In 2001, a move into a new home unfortunately forced Allen McClelland to dismantle the original V&O Afton Division. The Clintwood section of this layout is currently stored at the National Model Railroad Association's headquarters building in Soddy-Daisy, TN, pending public display in the Scale Model Railroading exhibit at the California State Railroad Museum in Sacramento. At this time, Allen McClelland also began construction on his V&O Gauley Division layout, picking up from the western end of the Afton Division and carrying on from there.
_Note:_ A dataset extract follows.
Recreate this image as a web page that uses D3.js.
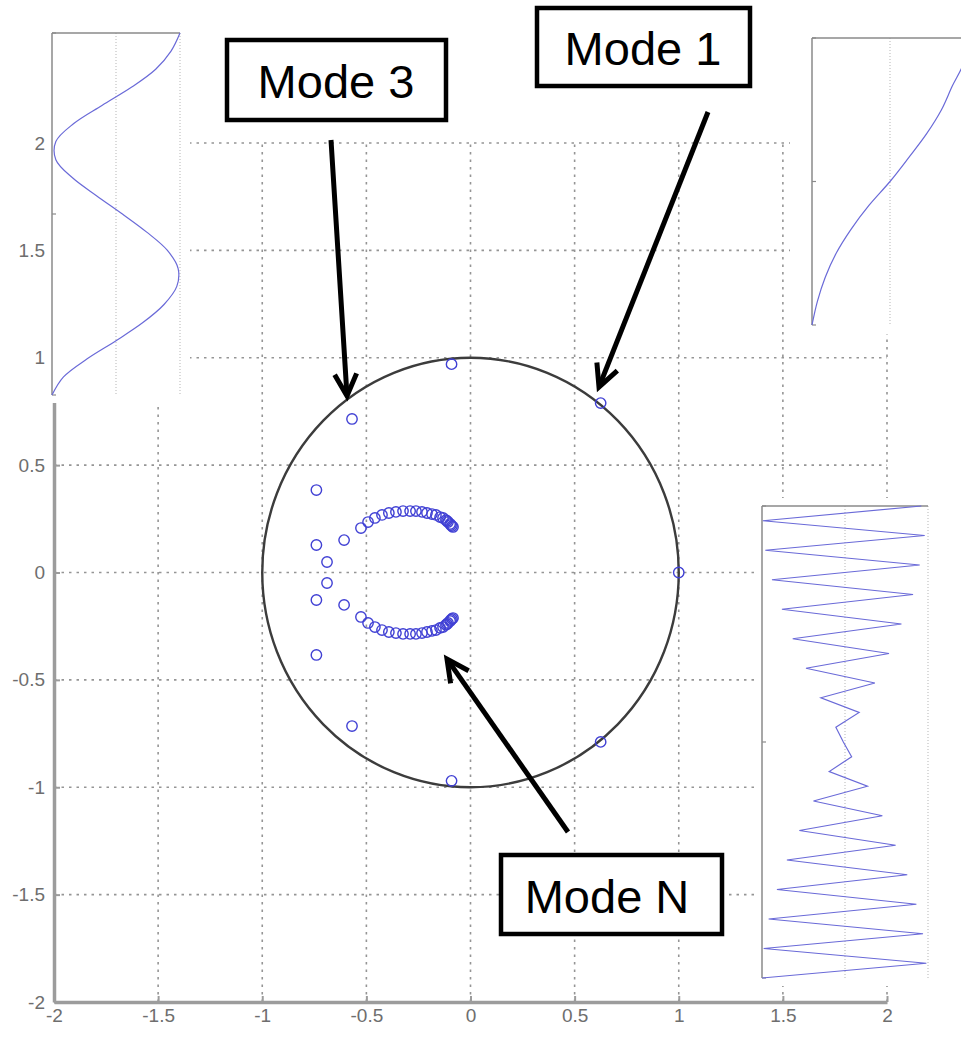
<!DOCTYPE html>
<html><head><meta charset="utf-8">
<script src="https://cdn.jsdelivr.net/npm/d3@7"></script>
<style>body{margin:0;background:#fff} svg{display:block}</style>
</head><body>
<svg id="c" width="961" height="1042"></svg>
<script>
// ---------- data ----------
const tickValues = [-2, -1.5, -1, -0.5, 0, 0.5, 1, 1.5, 2];
const tickLabels = ["-2", "-1.5", "-1", "-0.5", "0", "0.5", "1", "1.5", "2"];

// eigenvalues (real / imaginary parts)
const eigRe = [
  -0.091, -0.569, -0.740, -0.740, -0.689, -0.607, 1.000, 0.625,
  -0.526, -0.492, -0.459, -0.425, -0.392, -0.358, -0.324, -0.290, -0.262, -0.233, -0.209,
  -0.185, -0.166, -0.146, -0.132, -0.118, -0.108, -0.098, -0.089, -0.113, -0.094, -0.084,
  -0.091, -0.569, -0.740, -0.740, -0.689, -0.607, 0.625,
  -0.526, -0.492, -0.459, -0.425, -0.392, -0.358, -0.324, -0.290, -0.262, -0.233, -0.209,
  -0.185, -0.166, -0.146, -0.132, -0.118, -0.108, -0.098, -0.089, -0.113, -0.094, -0.084
];
const eigIm = [
  0.970, 0.715, 0.384, 0.128, 0.049, 0.151, 0.000, 0.789,
  0.207, 0.235, 0.254, 0.268, 0.277, 0.282, 0.286, 0.286, 0.286, 0.282, 0.277,
  0.272, 0.268, 0.258, 0.254, 0.244, 0.235, 0.226, 0.216, 0.240, 0.221, 0.212,
  -0.970, -0.715, -0.384, -0.128, -0.049, -0.151, -0.789,
  -0.207, -0.235, -0.254, -0.268, -0.277, -0.282, -0.286, -0.286, -0.286, -0.282, -0.277,
  -0.272, -0.268, -0.258, -0.254, -0.244, -0.235, -0.226, -0.216, -0.240, -0.221, -0.212
];

// mode shapes (displacement, sampled top -> bottom)
const mode1Shape = [1.00, 0.95, 0.80, 0.66, 0.47, 0.24, 0.00, -0.27, -0.50, -0.69, -0.83, -0.93, -1.00];
const mode3Shape = [1.00, 0.86, 0.62, 0.24, -0.22, -0.66, -0.94, -0.94, -0.68, -0.30, 0.10,
                    0.48, 0.80, 0.97, 0.95, 0.75, 0.42, 0.00, -0.45, -0.82, -1.00];
const modeNShape = [0.92, -0.99, 0.96, -0.96, 0.90, -0.88, 0.82, -0.76, 0.68, -0.63, 0.53,
                    -0.47, 0.36, -0.29, 0.17, -0.11, -0.02, 0.08, -0.19, 0.27, -0.38, 0.45,
                    -0.55, 0.61, -0.70, 0.75, -0.82, 0.86, -0.92, 0.94, -0.98, 0.98, -1.00];

const annotationLabels = ["Mode 3", "Mode 1", "Mode N"];

// ---------- drawing ----------
const svg = d3.select("#c");
const x = d3.scaleLinear().domain([-2, 2]).range([54, 887]);
const y = d3.scaleLinear().domain([-2, 2]).range([1002, 143]);

// grid
const grid = svg.append("g").attr("stroke", "#959595").attr("stroke-width", 1.6)
  .attr("stroke-dasharray", "2.5,5");
grid.selectAll("line.v").data(tickValues.slice(1)).join("line").attr("class", "v")
  .attr("x1", d => x(d)).attr("x2", d => x(d)).attr("y1", y(-2)).attr("y2", y(2));
grid.selectAll("line.h").data(tickValues.slice(1)).join("line").attr("class", "h")
  .attr("y1", d => y(d)).attr("y2", d => y(d)).attr("x1", x(-2)).attr("x2", x(2));

// unit circle
svg.append("ellipse")
  .attr("cx", x(0)).attr("cy", y(0))
  .attr("rx", x(1) - x(0)).attr("ry", y(0) - y(1))
  .attr("fill", "none").attr("stroke", "#3c3c3c").attr("stroke-width", 2.4);

// eigenvalue markers
svg.append("g").selectAll("circle").data(d3.range(eigRe.length)).join("circle")
  .attr("cx", i => x(eigRe[i])).attr("cy", i => y(eigIm[i])).attr("r", 5.2)
  .attr("fill", "none").attr("stroke", "#4040d4").attr("stroke-width", 1.4);

// axes
const axisFont = "'Liberation Sans', Arial, sans-serif";
function styleAxis(g) {
  g.select(".domain").attr("stroke", "#9c9c9c").attr("stroke-width", 3.5);
  g.selectAll(".tick line").attr("stroke", "#9c9c9c").attr("stroke-width", 2);
  g.selectAll(".tick text").attr("fill", "#6e6e6e").attr("font-size", 19)
    .attr("font-family", axisFont);
}
svg.append("g").attr("transform", `translate(0,${y(-2)})`)
  .call(d3.axisBottom(x).tickValues(tickValues).tickFormat((d, i) => tickLabels[i])
    .tickSizeInner(-6).tickSizeOuter(0).tickPadding(7))
  .call(styleAxis);
svg.append("g").attr("transform", `translate(${x(-2)},0)`)
  .call(d3.axisLeft(y).tickValues(tickValues).tickFormat((d, i) => tickLabels[i])
    .tickSizeInner(-6).tickSizeOuter(0).tickPadding(9))
  .call(styleAxis);

// insets
function inset(cfg) {
  const g = svg.append("g");
  g.append("rect").attr("x", cfg.bg[0]).attr("y", cfg.bg[1])
    .attr("width", cfg.bg[2]).attr("height", cfg.bg[3]).attr("fill", "#fff");
  const xs = d3.scaleLinear().domain([-1, 1]).range([cfg.x0, cfg.x1]);
  const ys = d3.scaleLinear().domain([0, cfg.data.length - 1]).range([cfg.y0, cfg.y1]);
  g.selectAll("line.gv").data([0, 1]).join("line").attr("class", "gv")
    .attr("x1", d => xs(d)).attr("x2", d => xs(d)).attr("y1", cfg.y0).attr("y2", cfg.y1)
    .attr("stroke", "#b5b5b5").attr("stroke-width", 1).attr("stroke-dasharray", "1,2");
  g.append("line").attr("x1", cfg.x0).attr("x2", cfg.x0).attr("y1", cfg.y0).attr("y2", cfg.y1)
    .attr("stroke", "#8a8a8a").attr("stroke-width", 1.5);
  if (cfg.top) g.append("line").attr("x1", cfg.x0).attr("x2", cfg.x1).attr("y1", cfg.y0).attr("y2", cfg.y0)
    .attr("stroke", "#8a8a8a").attr("stroke-width", 1.5);
  g.selectAll("line.tk").data([0, 0.5, 1]).join("line").attr("class", "tk")
    .attr("x1", cfg.x0).attr("x2", cfg.x0 + 4)
    .attr("y1", d => cfg.y0 + d * (cfg.y1 - cfg.y0)).attr("y2", d => cfg.y0 + d * (cfg.y1 - cfg.y0))
    .attr("stroke", "#8a8a8a").attr("stroke-width", 1.2);
  g.append("path").datum(cfg.data)
    .attr("d", d3.line().x(v => xs(v)).y((v, i) => ys(i)).curve(cfg.curve))
    .attr("fill", "none").attr("stroke", "#6a6ad8").attr("stroke-width", 1.2);
}
inset({ bg: [46, 24, 144, 379], x0: 52, x1: 180, y0: 33, y1: 395, data: mode3Shape,
        curve: d3.curveCatmullRom, top: true });
inset({ bg: [790, 30, 171, 304], x0: 812, x1: 968, y0: 38, y1: 325, data: mode1Shape,
        curve: d3.curveCatmullRom, top: true });
inset({ bg: [754, 498, 207, 488], x0: 762, x1: 928, y0: 506, y1: 978, data: modeNShape,
        curve: d3.curveLinear, top: true });

// annotations
const boxes = [
  { x: 227, y: 40, w: 219, h: 80, tx: 336, ty: 98, from: [331, 140], to: [347, 396] },
  { x: 537, y: 8, w: 213, h: 78, tx: 643, ty: 65, from: [708, 112], to: [599, 387] },
  { x: 501, y: 855, w: 221, h: 79, tx: 607, ty: 913, from: [568, 832], to: [447, 659] }
];
const ann = svg.append("g");
boxes.forEach((b, i) => {
  ann.append("rect").attr("x", b.x).attr("y", b.y).attr("width", b.w).attr("height", b.h)
    .attr("fill", "#fff").attr("stroke", "#000").attr("stroke-width", 4.5);
  ann.append("text").attr("x", b.tx).attr("y", b.ty).attr("text-anchor", "middle")
    .attr("font-family", "'Liberation Sans', Arial, sans-serif").attr("font-size", 47)
    .attr("fill", "#000").text(annotationLabels[i]);
  const [x1, y1] = b.from, [x2, y2] = b.to;
  const L = Math.hypot(x2 - x1, y2 - y1), ux = (x2 - x1) / L, uy = (y2 - y1) / L;
  const px = -uy, py = ux;
  ann.append("line").attr("x1", x1).attr("y1", y1).attr("x2", x2 - ux * 2).attr("y2", y2 - uy * 2)
    .attr("stroke", "#000").attr("stroke-width", 5);
  const bl = 22, bw = 11;
  ann.append("path")
    .attr("d", `M${x2 - ux * bl + px * bw},${y2 - uy * bl + py * bw}L${x2},${y2}L${x2 - ux * bl - px * bw},${y2 - uy * bl - py * bw}`)
    .attr("fill", "none").attr("stroke", "#000").attr("stroke-width", 5)
    .attr("stroke-linejoin", "miter");
});
</script>
</body></html>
However, construction of this new V&O was cut short in 2008 by yet another move, but this time to a retirement home without space for a layout as detailed in the October 2008 issue of Scale Rails (the official publication of the National Model Railroad Association), and the January 2009 issue of Model Railroader.

==Appalachian Lines==
Several factors came into play in the formation of the Appalachian Lines. Model railroaders Tony Koester and Steve King had quickly become friends as they developed their interest in proto-freelancing (developing a freelanced railroad based on prototype railroads and practices ) and railroad operations. The V&O was greatly influenced by prototype railroads even as they continued to move forward while the V&O remained in 1958. This desire to stay up-to-date with real railroading was reflect in Allen McClelland's interest in prototype modeling. Heavily influenced by repeat visits to Appalachian coal country, and the realization that their three small regional railroads would face challenges surviving the real world economy of the 1970s, Tony Koester suggested that Allen's V&O, his Allegheny Midland and King's Virginia Midland form the Appalachian Lines. Modeled after the Chessie System and the SCL/L&N Family Lines, each railroad would retain its own corporate identity and color scheme, but would follow a standardized layout for paint schemes. The V&O would keep its deep blue and white, the AM would adopt a bright red and yellow, and the VM would go with yellow and deep green. Although the Appalachian Lines was initially stated to be formed in 1976, the actual amalgamation took place almost a decade earlier in 1968. Like Chessie System and Family Lines, the Appalachian Lines name would be used in marketing and advertising, allowing the three railroads to pool their resources to remain competitive. Not only was this a great excuse to use "run-through" power from connecting AM and VM roads, but it also helped strengthen the idea that all three railroads were part of a larger system, and in fact connected to the national railroad network. Thanks to regular coverage in both Railroad Model Craftsman (of which Koester was editor at the time) and Model Railroader magazines, this is probably the most well-known period of the V&O's operations.

Born in 1934, Allen McClelland died on October 28, 2022, following complications from a massive stroke.